### Written exercise
Output exactly the lines from the line containing "Write the seaborn" through the line containing "counts = [1320, 76, 100, 134]", inclusive, and omit any pictures.

>> begin

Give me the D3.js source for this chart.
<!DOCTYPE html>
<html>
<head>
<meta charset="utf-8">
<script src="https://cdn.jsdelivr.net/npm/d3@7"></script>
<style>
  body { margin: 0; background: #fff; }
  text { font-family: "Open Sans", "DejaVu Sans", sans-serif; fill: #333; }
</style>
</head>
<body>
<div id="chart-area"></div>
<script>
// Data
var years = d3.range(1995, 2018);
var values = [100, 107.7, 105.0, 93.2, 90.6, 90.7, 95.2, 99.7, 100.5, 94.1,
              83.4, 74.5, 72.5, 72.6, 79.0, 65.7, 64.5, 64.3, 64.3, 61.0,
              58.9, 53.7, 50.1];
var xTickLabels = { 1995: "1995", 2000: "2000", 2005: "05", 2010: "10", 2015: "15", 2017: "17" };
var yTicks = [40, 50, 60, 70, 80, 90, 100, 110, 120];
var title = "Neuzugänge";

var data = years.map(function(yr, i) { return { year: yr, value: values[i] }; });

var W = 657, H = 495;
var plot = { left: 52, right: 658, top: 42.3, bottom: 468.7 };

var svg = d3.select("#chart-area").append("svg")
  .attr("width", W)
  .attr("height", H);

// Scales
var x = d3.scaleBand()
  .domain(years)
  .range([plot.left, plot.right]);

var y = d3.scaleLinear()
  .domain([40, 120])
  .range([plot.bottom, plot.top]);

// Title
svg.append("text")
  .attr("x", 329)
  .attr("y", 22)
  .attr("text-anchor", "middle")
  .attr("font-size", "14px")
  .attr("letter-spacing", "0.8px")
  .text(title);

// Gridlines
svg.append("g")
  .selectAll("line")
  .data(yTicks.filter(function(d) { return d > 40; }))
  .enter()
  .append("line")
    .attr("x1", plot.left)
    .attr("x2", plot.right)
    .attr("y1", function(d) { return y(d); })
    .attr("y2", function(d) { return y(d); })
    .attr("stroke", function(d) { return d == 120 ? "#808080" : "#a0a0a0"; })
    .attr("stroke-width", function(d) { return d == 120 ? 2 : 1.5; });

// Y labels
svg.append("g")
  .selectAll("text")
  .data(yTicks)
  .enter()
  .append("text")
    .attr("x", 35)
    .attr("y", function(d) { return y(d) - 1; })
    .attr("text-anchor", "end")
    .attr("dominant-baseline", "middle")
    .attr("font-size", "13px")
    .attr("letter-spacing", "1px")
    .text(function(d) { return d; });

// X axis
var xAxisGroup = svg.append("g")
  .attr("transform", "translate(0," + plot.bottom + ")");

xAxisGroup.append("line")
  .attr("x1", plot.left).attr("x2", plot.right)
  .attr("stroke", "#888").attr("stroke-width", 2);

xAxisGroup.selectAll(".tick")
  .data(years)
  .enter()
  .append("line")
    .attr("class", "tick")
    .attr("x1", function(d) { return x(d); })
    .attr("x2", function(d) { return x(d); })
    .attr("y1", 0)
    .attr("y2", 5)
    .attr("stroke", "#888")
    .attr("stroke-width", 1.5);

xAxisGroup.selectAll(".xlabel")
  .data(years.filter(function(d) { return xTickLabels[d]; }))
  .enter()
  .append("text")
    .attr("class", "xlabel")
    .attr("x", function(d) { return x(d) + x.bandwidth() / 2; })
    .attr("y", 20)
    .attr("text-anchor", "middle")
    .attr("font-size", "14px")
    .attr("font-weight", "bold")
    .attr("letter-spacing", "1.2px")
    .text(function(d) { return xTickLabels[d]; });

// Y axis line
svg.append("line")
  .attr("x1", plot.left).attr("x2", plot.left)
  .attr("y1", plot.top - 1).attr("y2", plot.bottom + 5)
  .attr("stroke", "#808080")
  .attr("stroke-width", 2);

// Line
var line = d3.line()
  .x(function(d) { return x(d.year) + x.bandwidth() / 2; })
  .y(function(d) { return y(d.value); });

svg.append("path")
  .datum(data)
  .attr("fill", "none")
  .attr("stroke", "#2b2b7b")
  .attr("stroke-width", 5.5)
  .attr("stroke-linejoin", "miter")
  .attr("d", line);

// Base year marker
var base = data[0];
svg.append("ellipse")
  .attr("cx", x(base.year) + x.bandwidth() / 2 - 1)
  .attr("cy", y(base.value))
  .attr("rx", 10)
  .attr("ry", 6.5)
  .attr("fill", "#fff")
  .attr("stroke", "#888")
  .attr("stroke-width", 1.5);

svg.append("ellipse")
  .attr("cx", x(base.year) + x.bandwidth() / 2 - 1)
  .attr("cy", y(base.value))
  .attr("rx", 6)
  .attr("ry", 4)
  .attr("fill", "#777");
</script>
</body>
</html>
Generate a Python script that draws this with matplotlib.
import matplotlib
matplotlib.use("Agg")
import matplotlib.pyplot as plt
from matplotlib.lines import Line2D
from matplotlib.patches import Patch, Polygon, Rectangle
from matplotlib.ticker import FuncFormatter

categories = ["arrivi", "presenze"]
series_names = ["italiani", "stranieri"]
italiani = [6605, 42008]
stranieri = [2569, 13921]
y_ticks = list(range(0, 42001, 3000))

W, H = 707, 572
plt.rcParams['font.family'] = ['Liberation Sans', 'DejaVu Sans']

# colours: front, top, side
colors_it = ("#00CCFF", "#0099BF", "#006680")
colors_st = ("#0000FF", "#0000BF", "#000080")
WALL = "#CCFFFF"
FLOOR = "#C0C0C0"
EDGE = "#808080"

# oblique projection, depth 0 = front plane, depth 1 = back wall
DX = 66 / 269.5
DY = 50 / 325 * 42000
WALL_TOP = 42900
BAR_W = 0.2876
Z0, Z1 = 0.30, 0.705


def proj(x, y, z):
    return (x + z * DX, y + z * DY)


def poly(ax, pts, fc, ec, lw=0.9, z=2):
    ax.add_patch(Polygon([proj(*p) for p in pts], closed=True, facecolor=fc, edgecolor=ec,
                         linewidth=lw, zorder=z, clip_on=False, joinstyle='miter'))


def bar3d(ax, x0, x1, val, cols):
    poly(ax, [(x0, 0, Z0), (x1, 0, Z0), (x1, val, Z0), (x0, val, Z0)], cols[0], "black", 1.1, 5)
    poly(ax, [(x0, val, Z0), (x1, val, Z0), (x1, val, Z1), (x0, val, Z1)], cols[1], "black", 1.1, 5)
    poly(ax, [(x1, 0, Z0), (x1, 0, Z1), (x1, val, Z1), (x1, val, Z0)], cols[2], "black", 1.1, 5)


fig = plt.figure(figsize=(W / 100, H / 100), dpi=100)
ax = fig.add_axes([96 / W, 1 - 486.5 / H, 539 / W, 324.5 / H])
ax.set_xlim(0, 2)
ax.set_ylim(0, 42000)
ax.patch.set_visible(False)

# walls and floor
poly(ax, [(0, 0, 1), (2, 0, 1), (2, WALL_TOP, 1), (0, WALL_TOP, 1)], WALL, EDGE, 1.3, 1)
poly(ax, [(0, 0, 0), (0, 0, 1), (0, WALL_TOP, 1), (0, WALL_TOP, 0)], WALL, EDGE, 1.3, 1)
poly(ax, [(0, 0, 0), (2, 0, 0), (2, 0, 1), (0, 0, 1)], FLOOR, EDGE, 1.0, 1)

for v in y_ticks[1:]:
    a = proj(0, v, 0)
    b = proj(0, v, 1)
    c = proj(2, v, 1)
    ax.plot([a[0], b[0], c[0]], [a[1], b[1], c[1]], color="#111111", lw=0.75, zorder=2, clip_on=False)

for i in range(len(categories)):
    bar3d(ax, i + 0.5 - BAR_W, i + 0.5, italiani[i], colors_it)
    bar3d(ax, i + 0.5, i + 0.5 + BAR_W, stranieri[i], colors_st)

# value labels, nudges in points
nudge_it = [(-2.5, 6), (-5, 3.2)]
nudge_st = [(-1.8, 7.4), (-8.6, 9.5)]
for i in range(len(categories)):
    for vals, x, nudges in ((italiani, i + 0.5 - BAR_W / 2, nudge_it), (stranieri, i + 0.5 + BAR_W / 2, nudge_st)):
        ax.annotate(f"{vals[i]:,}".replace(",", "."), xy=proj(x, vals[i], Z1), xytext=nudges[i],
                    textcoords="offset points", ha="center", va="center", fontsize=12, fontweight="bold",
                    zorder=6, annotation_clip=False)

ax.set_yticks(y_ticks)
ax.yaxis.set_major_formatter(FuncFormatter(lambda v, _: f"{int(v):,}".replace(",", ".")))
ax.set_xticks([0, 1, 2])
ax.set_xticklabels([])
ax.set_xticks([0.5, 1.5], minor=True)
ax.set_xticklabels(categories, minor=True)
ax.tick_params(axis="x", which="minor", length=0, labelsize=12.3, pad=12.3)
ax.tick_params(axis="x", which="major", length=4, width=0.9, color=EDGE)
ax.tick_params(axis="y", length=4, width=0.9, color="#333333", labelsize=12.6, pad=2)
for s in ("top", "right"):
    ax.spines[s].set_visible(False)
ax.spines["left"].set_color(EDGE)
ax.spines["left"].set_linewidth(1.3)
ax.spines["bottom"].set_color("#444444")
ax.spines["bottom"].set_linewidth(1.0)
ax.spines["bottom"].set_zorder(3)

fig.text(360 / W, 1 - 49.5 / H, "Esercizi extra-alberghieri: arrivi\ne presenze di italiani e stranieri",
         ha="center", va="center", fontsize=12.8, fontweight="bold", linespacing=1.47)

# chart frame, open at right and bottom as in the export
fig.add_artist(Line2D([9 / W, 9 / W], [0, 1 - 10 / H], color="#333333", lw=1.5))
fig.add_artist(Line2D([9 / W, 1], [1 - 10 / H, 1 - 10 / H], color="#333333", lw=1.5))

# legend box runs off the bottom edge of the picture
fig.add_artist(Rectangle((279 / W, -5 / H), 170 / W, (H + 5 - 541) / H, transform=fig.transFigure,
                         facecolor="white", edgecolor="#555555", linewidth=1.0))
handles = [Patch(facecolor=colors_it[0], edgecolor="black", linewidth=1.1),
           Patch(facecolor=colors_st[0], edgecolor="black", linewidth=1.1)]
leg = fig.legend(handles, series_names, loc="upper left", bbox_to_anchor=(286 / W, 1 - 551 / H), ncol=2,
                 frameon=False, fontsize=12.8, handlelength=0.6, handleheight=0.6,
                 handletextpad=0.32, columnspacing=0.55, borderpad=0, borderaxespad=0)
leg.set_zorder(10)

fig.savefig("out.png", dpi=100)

>> end
>> begin

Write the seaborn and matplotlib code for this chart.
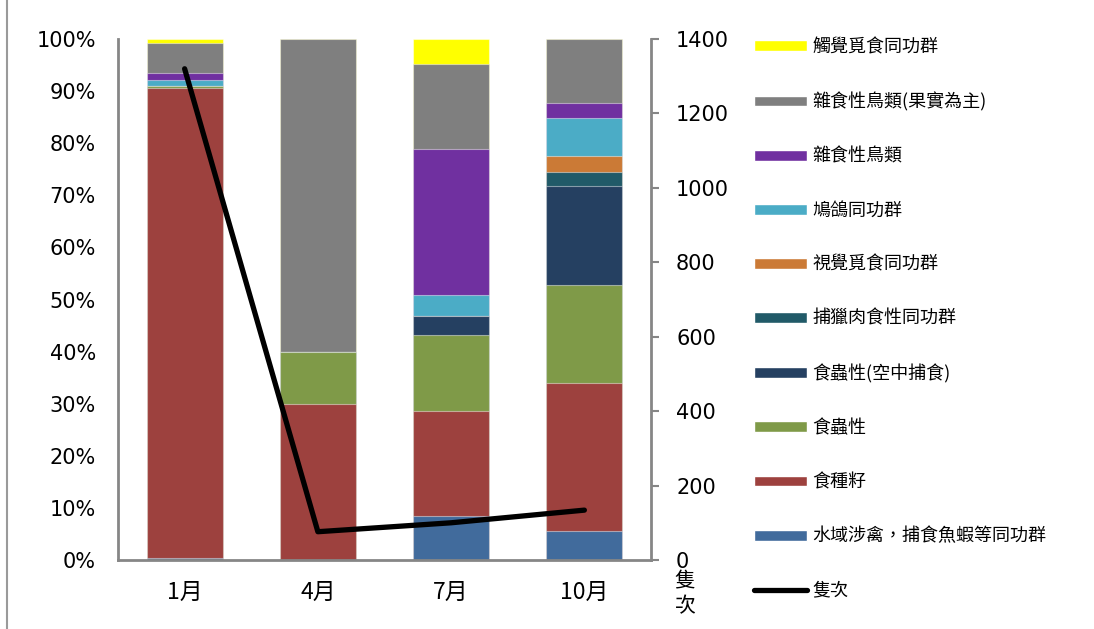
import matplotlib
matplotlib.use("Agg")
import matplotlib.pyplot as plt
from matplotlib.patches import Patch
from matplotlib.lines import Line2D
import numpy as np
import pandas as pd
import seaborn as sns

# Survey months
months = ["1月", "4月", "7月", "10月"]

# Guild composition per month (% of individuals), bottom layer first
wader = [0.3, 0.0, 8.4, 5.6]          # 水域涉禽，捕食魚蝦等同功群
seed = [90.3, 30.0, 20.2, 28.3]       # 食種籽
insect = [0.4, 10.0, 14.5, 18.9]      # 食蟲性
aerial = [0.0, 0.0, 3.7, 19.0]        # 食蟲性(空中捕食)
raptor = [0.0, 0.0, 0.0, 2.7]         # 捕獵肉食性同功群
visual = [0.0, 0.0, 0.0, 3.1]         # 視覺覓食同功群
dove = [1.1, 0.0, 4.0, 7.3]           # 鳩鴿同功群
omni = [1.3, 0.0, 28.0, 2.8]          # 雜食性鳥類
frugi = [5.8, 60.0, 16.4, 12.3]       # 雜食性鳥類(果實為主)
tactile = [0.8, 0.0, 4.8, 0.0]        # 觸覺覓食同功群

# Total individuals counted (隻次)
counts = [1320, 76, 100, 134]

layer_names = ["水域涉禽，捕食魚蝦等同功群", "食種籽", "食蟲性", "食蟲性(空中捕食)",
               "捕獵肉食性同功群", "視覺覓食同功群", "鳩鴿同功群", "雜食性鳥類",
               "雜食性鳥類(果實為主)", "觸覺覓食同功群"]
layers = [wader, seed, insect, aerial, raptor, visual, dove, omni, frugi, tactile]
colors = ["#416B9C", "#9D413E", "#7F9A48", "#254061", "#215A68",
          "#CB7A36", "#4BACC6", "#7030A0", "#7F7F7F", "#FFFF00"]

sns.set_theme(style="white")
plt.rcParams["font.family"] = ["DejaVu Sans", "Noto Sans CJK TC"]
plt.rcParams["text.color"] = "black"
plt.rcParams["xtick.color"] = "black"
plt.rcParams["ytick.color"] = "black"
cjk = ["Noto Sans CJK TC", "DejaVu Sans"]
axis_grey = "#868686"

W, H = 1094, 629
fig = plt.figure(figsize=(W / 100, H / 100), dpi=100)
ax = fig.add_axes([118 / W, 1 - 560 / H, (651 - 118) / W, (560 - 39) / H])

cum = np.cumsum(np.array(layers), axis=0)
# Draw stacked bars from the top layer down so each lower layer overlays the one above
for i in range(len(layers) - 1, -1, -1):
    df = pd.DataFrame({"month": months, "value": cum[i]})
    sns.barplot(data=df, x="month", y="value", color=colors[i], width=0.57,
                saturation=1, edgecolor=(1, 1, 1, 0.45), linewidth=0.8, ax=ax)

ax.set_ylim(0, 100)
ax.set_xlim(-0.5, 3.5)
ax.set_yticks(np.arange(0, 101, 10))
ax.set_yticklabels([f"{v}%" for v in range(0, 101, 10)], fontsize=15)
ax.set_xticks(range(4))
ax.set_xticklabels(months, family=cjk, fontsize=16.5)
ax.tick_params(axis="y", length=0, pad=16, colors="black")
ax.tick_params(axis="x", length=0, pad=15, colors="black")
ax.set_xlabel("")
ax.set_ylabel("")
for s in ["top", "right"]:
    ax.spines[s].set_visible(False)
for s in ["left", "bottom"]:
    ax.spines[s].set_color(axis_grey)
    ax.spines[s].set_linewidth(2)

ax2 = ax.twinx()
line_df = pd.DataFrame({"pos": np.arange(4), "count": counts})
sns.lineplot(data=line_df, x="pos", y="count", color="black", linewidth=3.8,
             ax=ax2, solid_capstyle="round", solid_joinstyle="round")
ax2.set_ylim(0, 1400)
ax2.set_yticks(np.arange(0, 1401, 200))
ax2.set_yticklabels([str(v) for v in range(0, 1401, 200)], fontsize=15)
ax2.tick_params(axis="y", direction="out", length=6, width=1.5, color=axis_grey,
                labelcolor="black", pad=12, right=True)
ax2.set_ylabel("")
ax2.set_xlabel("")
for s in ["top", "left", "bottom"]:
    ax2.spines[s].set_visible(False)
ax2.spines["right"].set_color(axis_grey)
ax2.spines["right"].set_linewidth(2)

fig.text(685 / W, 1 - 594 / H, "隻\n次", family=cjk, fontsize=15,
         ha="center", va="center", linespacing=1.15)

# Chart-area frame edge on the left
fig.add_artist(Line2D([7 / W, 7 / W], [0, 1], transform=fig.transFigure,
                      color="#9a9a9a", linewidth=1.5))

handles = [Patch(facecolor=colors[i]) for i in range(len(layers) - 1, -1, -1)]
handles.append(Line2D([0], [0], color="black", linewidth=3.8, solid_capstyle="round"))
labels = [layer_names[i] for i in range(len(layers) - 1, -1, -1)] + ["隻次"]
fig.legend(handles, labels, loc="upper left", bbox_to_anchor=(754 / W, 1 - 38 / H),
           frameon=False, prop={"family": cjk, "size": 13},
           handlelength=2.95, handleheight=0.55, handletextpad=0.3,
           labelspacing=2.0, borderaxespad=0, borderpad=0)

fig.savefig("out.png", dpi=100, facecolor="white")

>> end

### Answer to the task
Write the seaborn and matplotlib code for this chart.
import matplotlib
matplotlib.use("Agg")
import matplotlib.pyplot as plt
from matplotlib.patches import Patch
from matplotlib.lines import Line2D
import numpy as np
import pandas as pd
import seaborn as sns

# Survey months
months = ["1月", "4月", "7月", "10月"]

# Guild composition per month (% of individuals), bottom layer first
wader = [0.3, 0.0, 8.4, 5.6]          # 水域涉禽，捕食魚蝦等同功群
seed = [90.3, 30.0, 20.2, 28.3]       # 食種籽
insect = [0.4, 10.0, 14.5, 18.9]      # 食蟲性
aerial = [0.0, 0.0, 3.7, 19.0]        # 食蟲性(空中捕食)
raptor = [0.0, 0.0, 0.0, 2.7]         # 捕獵肉食性同功群
visual = [0.0, 0.0, 0.0, 3.1]         # 視覺覓食同功群
dove = [1.1, 0.0, 4.0, 7.3]           # 鳩鴿同功群
omni = [1.3, 0.0, 28.0, 2.8]          # 雜食性鳥類
frugi = [5.8, 60.0, 16.4, 12.3]       # 雜食性鳥類(果實為主)
tactile = [0.8, 0.0, 4.8, 0.0]        # 觸覺覓食同功群

# Total individuals counted (隻次)
counts = [1320, 76, 100, 134]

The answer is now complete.